I know this remembrance is out of chronological order, but I’m telling stories as they pop into my head. When we worked the AHRA race at Lions in 1970 and the two-speed exploded in “Big Daddy” Don Garlits’ car in the Top Fuel final I ended up with one of those once-in-a-lifetime shots. I told Kelly I had it (he was shooting further down track), so he processed that roll with his in the hotel bathroom. He made three prints; one for me, one for himself and one for Drag World. I have never figured out how that shot became so widely circulated.

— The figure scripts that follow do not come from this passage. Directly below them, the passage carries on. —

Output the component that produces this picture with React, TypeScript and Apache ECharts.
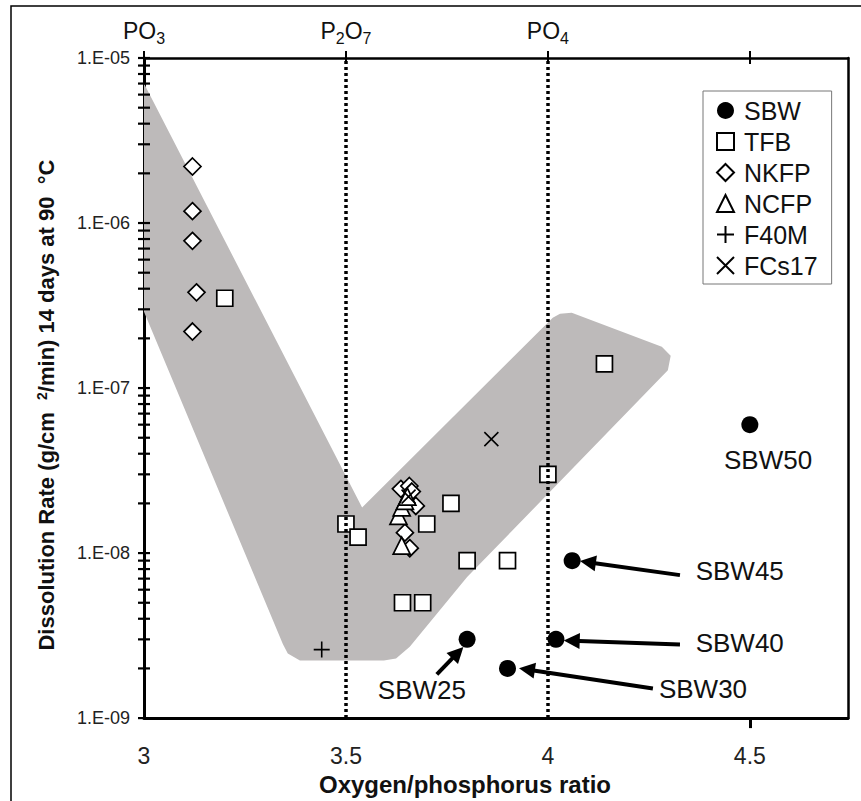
import React, { useEffect, useRef } from "react";
import * as echarts from "echarts";

// ---- axes ----
const XMIN = 3;
const XMAX = 4.743;
const YMIN = 1e-9;
const YMAX = 1e-5;
const xTickValues = [3, 3.5, 4, 4.5];
const topLabelValues = [3, 3.5, 4];
const topLabelTexts = ["PO{sub|3}", "P{sub|2}O{sub|7}", "PO{sub|4}"];
const yDecades = [1e-9, 1e-8, 1e-7, 1e-6, 1e-5];
const minorMultipliers = [1, 2, 3, 4, 5, 6, 7, 8, 9];
const phaseLines = [3.5, 4];

// ---- series data [O/P ratio, dissolution rate] ----
const sbw: [number, number][] = [
  [4.5, 6e-8],
  [4.06, 9e-9],
  [4.02, 3e-9],
  [3.9, 2e-9],
  [3.8, 3e-9],
];
const tfb: [number, number][] = [
  [3.2, 3.5e-7],
  [4.14, 1.4e-7],
  [4.0, 3e-8],
  [3.5, 1.5e-8],
  [3.53, 1.25e-8],
  [3.76, 2e-8],
  [3.7, 1.5e-8],
  [3.8, 9e-9],
  [3.9, 9e-9],
  [3.64, 5e-9],
  [3.69, 5e-9],
];
const nkfp: [number, number][] = [
  [3.12, 2.2e-6],
  [3.12, 1.18e-6],
  [3.12, 7.8e-7],
  [3.13, 3.8e-7],
  [3.12, 2.2e-7],
  [3.636, 2.45e-8],
  [3.657, 2.55e-8],
  [3.663, 2.36e-8],
  [3.673, 1.93e-8],
  [3.646, 1.33e-8],
  [3.658, 1.07e-8],
];
const ncfp: [number, number][] = [
  [3.63, 1.68e-8],
  [3.638, 1.89e-8],
  [3.646, 2.07e-8],
  [3.652, 2.2e-8],
  [3.638, 1.11e-8],
];
const f40m: [number, number][] = [[3.44, 2.6e-9]];
const fcs17: [number, number][] = [
  [3.86, 4.9e-8],
  [3.655, 2.2e-8],
];

// ---- shaded region outline (data coordinates) ----
const regionX = [3.0, 3.54, 4.012, 4.03, 4.059, 4.282, 4.304, 4.297, 3.8, 3.658, 3.624, 3.594, 3.386, 3.356, 3.344, 3.0];
const regionY = [7.0e-6, 1.89e-8, 2.67e-7, 2.82e-7, 2.86e-7, 1.78e-7, 1.57e-7, 1.28e-7, 7.15e-9, 2.71e-9, 2.3e-9, 2.23e-9, 2.23e-9, 2.46e-9, 2.8e-9, 2.9e-7];

// ---- annotations (data coordinates) ----
const annotationNames = ["SBW50", "SBW45", "SBW40", "SBW30", "SBW25"];
const annotationText: [number, number][] = [
  [4.545, 3.67e-8],
  [4.475, 7.77e-9],
  [4.475, 2.86e-9],
  [4.384, 1.51e-9],
  [3.688, 1.49e-9],
];
const arrowFrom: ([number, number] | null)[] = [
  null,
  [4.327, 7.35e-9],
  [4.327, 2.79e-9],
  [4.26, 1.51e-9],
  [3.725, 1.84e-9],
];
const arrowTo: ([number, number] | null)[] = [
  null,
  [4.099, 8.8e-9],
  [4.059, 2.94e-9],
  [3.948, 1.97e-9],
  [3.777, 2.49e-9],
];

const FONT = '"Liberation Sans", Arial, Helvetica, sans-serif';
const PLUS = "path://M0,5L10,5M5,0L5,10";
const CROSS = "path://M0,0L10,10M10,0L0,10";

export default function App() {
  const ref = useRef<HTMLDivElement>(null);

  useEffect(() => {
    if (!ref.current) return;
    const chart = echarts.init(ref.current, null, { renderer: "svg" });

    const yTickValues: number[] = [];
    yDecades.forEach((d, i) => {
      if (i === yDecades.length - 1) {
        yTickValues.push(d);
        return;
      }
      minorMultipliers.forEach((m) => yTickValues.push(m * d));
    });

    const openStyle = { color: "#ffffff", borderColor: "#000", borderWidth: 1.7, opacity: 1 };
    const strokeStyle = { color: "transparent", borderColor: "#000", borderWidth: 1.6, opacity: 1 };

    const arrowData: any[] = [];
    annotationNames.forEach((n, i) => {
      const f = arrowFrom[i];
      const t = arrowTo[i];
      if (f && t) arrowData.push([{ coord: f }, { coord: t }]);
    });

    const option: any = {
      animation: false,
      backgroundColor: "#ffffff",
      textStyle: { fontFamily: FONT },
      grid: { left: 144, right: 13, top: 58, bottom: 79, containLabel: false },
      graphic: [
        {
          type: "rect",
          silent: true,
          z: -10,
          shape: { x: 11, y: 6, width: 900, height: 900 },
          style: { fill: "none", stroke: "#000", lineWidth: 1.5 },
        },
      ],
      legend: {
        orient: "vertical",
        left: 703,
        top: 91,
        data: ["SBW", "TFB", "NKFP", "NCFP", "F40M", "FCs17"],
        backgroundColor: "#ffffff",
        borderColor: "#777",
        borderWidth: 1,
        borderRadius: 0,
        padding: [7, 14, 6, 13],
        itemWidth: 17,
        itemHeight: 17,
        itemGap: 6,
        textStyle: { fontFamily: FONT, fontSize: 25, lineHeight: 25, color: "#111", padding: [0, 0, 0, 5] },
      },
      xAxis: [
        {
          type: "value",
          position: "bottom",
          min: XMIN,
          max: XMAX,
          interval: 0.5,
          axisLine: { show: true, onZero: false, lineStyle: { color: "#000", width: 3 } },
          axisTick: { show: false },
          splitLine: { show: false },
          axisLabel: {
            customValues: xTickValues,
            fontSize: 23,
            margin: 26,
            color: "#222",
            fontFamily: FONT,
          },
          name: "Oxygen/phosphorus ratio",
          nameLocation: "middle",
          nameGap: 48,
          nameTextStyle: {
            fontFamily: FONT,
            fontWeight: "bold",
            fontSize: 24,
            color: "#111",
            padding: [0, 62, 0, 0],
          },
        },
        {
          type: "value",
          position: "bottom",
          min: XMIN,
          max: XMAX,
          axisLine: { show: false },
          axisTick: { show: true, customValues: [4.5], length: 10, lineStyle: { color: "#000", width: 3 } },
          axisLabel: { show: false },
          splitLine: { show: false },
        },
        {
          type: "value",
          position: "top",
          min: XMIN,
          max: XMAX,
          axisLine: { show: true, onZero: false, lineStyle: { color: "#000", width: 2.5 } },
          axisTick: { show: true, customValues: xTickValues, length: 7, lineStyle: { color: "#000", width: 2 } },
          splitLine: { show: false },
          axisLabel: {
            customValues: topLabelValues,
            margin: 12,
            fontSize: 23,
            lineHeight: 30,
            color: "#111",
            fontFamily: FONT,
            formatter: (v: number) => {
              const i = topLabelValues.findIndex((t) => Math.abs(t - v) < 1e-6);
              return i >= 0 ? topLabelTexts[i] : "";
            },
            rich: {
              sub: { fontSize: 16, lineHeight: 16, verticalAlign: "bottom", color: "#111", fontFamily: FONT },
            },
          },
        },
        {
          type: "value",
          position: "top",
          min: XMIN,
          max: XMAX,
          axisLine: { show: false },
          axisTick: { show: true, inside: true, customValues: xTickValues, length: 6, lineStyle: { color: "#000", width: 2 } },
          axisLabel: { show: false },
          splitLine: { show: false },
        },
      ],
      yAxis: [
        {
          type: "log",
          logBase: 10,
          position: "left",
          min: YMIN,
          max: YMAX,
          axisLine: { show: true, onZero: false, lineStyle: { color: "#000", width: 3 } },
          axisTick: { show: false },
          minorTick: { show: false },
          splitLine: { show: false },
          axisLabel: {
            fontSize: 18,
            margin: 14,
            color: "#222",
            fontFamily: FONT,
            formatter: (v: number) => {
              const e = Math.round(-Math.log10(v));
              return "1.E-" + String(e).padStart(2, "0");
            },
          },
          name: "Dissolution Rate (g/cm  {sup|2}/min) 14 days at 90  °C",
          nameLocation: "middle",
          nameGap: 87,
          nameTextStyle: {
            fontFamily: FONT,
            fontWeight: "bold",
            fontSize: 22,
            color: "#111",
            padding: [0, 34, 0, 0],
            rich: {
              sup: { fontSize: 14, fontWeight: "bold", lineHeight: 14, verticalAlign: "top", color: "#111", fontFamily: FONT },
            },
          },
        },
        {
          type: "log",
          logBase: 10,
          position: "right",
          min: YMIN,
          max: YMAX,
          axisLine: { show: true, onZero: false, lineStyle: { color: "#000", width: 2.5 } },
          axisTick: { show: false },
          axisLabel: { show: false },
          splitLine: { show: false },
        },
      ],
      series: [
        {
          type: "custom",
          name: "region",
          silent: true,
          z: 1,
          clip: true,
          data: [[3.5, 1e-7]],
          renderItem: (_params: any, api: any) => {
            const pts = regionX.map((x, i) => api.coord([x, regionY[i]]));
            return { type: "polygon", shape: { points: pts }, style: { fill: "#bdbaba" } };
          },
        },
        {
          type: "custom",
          name: "yticks",
          silent: true,
          z: 6,
          clip: false,
          data: yTickValues.map((v) => [XMIN, v]),
          renderItem: (_params: any, api: any) => {
            const p = api.coord([api.value(0), api.value(1)]);
            return {
              type: "line",
              shape: { x1: p[0] - 6, y1: p[1], x2: p[0] + 6, y2: p[1] },
              style: { stroke: "#000", lineWidth: 2.2 },
            };
          },
        },
        {
          type: "scatter",
          name: "SBW",
          z: 4,
          symbol: "circle",
          symbolSize: 17,
          itemStyle: { color: "#000", borderColor: "#000", borderWidth: 0, opacity: 1 },
          data: sbw,
          markLine: {
            silent: true,
            symbol: ["none", "triangle"],
            symbolSize: 16,
            label: { show: false },
            lineStyle: { color: "#000", width: 4, type: "solid", opacity: 1 },
            data: arrowData,
          },
          markPoint: {
            silent: true,
            symbol: "circle",
            symbolSize: 1,
            itemStyle: { color: "transparent" },
            label: {
              show: true,
              position: "inside",
              fontSize: 26,
              color: "#111",
              fontFamily: FONT,
              formatter: (p: any) => p.name,
            },
            data: annotationNames.map((n, i) => ({ name: n, coord: annotationText[i] })),
          },
        },
        {
          type: "scatter",
          name: "TFB",
          z: 4,
          symbol: "rect",
          symbolSize: 16,
          itemStyle: openStyle,
          data: tfb,
        },
        {
          type: "scatter",
          name: "NKFP",
          z: 4,
          symbol: "diamond",
          symbolSize: 17,
          itemStyle: openStyle,
          data: nkfp,
        },
        {
          type: "scatter",
          name: "NCFP",
          z: 4,
          symbol: "triangle",
          symbolSize: 17,
          itemStyle: openStyle,
          data: ncfp,
        },
        {
          type: "scatter",
          name: "F40M",
          z: 4,
          symbol: PLUS,
          symbolSize: 16,
          itemStyle: strokeStyle,
          data: f40m,
        },
        {
          type: "scatter",
          name: "FCs17",
          z: 4,
          symbol: CROSS,
          symbolSize: 14,
          itemStyle: strokeStyle,
          data: fcs17,
        },
        {
          type: "scatter",
          name: "phase",
          z: 5,
          symbolSize: 0,
          silent: true,
          data: [],
          markLine: {
            silent: true,
            symbol: ["none", "none"],
            label: { show: false },
            lineStyle: { color: "#000", width: 3.5, type: [3, 3], opacity: 1 },
            data: phaseLines.map((x) => ({ xAxis: x })),
          },
        },
      ],
    };

    chart.setOption(option);
    return () => chart.dispose();
  }, []);

  return (
    <div
      ref={ref}
      style={{ position: "fixed", left: 0, top: 0, width: 861, height: 801, background: "#fff" }}
    />
  );
}
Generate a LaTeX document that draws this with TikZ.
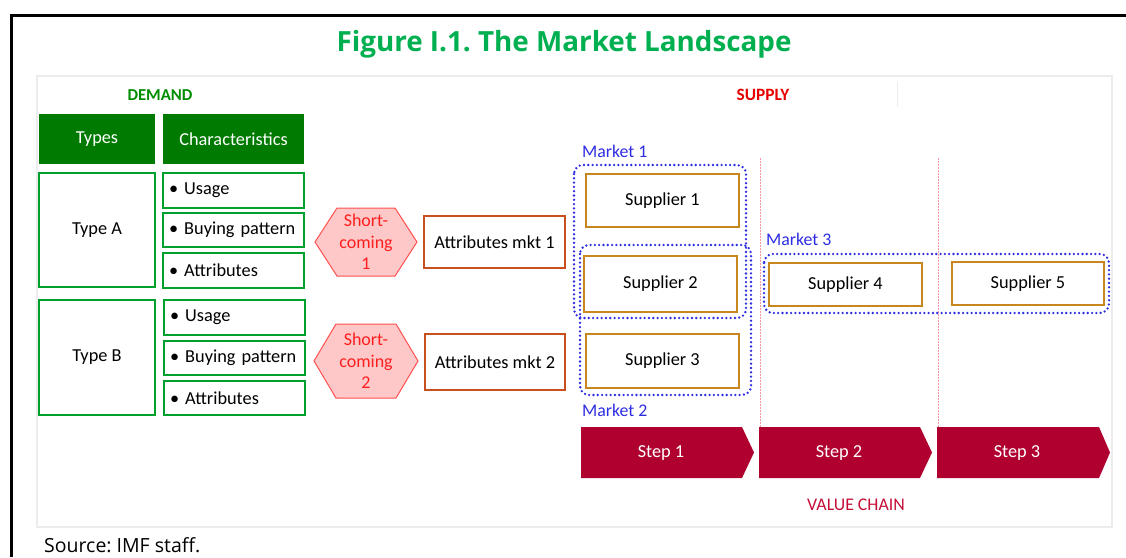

Kelly was always cynical about drag racing to some degree. He had little patience for those who felt themselves somehow superior to others, be they competitors or racing officials, and he was never afraid to say so. No matter how grim the situation, he’d find something humorous about it. I won’t go into the details, but after two absolutely horrifying scenarios I received cryptic, unenlightening phone calls in the very early morning hours from Kelly. In the first instance he told me a certain Top Fuel driver had been asking for me. I didn’t know the guy, particularly after Kelly hung an unfortunate nickname on him just before hanging up. I found out what the nickname meant later in the day, and it wasn’t pretty, but that was just Kelly. On another pre-dawn call he asked me if I was awake, then shouted the name of an obscure drag strip before abruptly hanging up. Later in the morning I saw the headlines on Chicago’s largest newspaper about a horrible accident in which 11 spectators had been killed at the track the day before. He just refused to take those situations as seriously as did others because, over all, Kelly was a realist. He understood as did few others that the dangers of racing are ultimately going to include fatalities no matter how hard we work to avoid them.
When Kelly is mentioned to drag racing’s most well known competitors and builders, his name brings a smile to their faces. That he built life-long relationships and friendships with the likes of Tom Ivo, Shirley Muldowney (who he introduced me to in 1969), Tom McEwen, Drag Racer Magazine editor Pete Ward, parts manufacturer Sid Waterman and so very many others should come as no surprise. His outgoing personality, professionalism and obviously sincere love of drag racing was evident to everyone he came in contact with. And he never forgot those friendships despite the passing of years or career changes. He remained close with his old high school buddy Don Gregory – who took him to his first drag race (slightly after the invention of the wheel), just as he did with Don Prieto, who got him into the car hustling business, providing vehicles for media evaluations, about three decades ago. If you were Kelly’s friend you were friends for life. And, when you really think about it, the best of all of those little gifts and goodies Kelly was always sending your way was that friendship. It’s something I’ll never forget.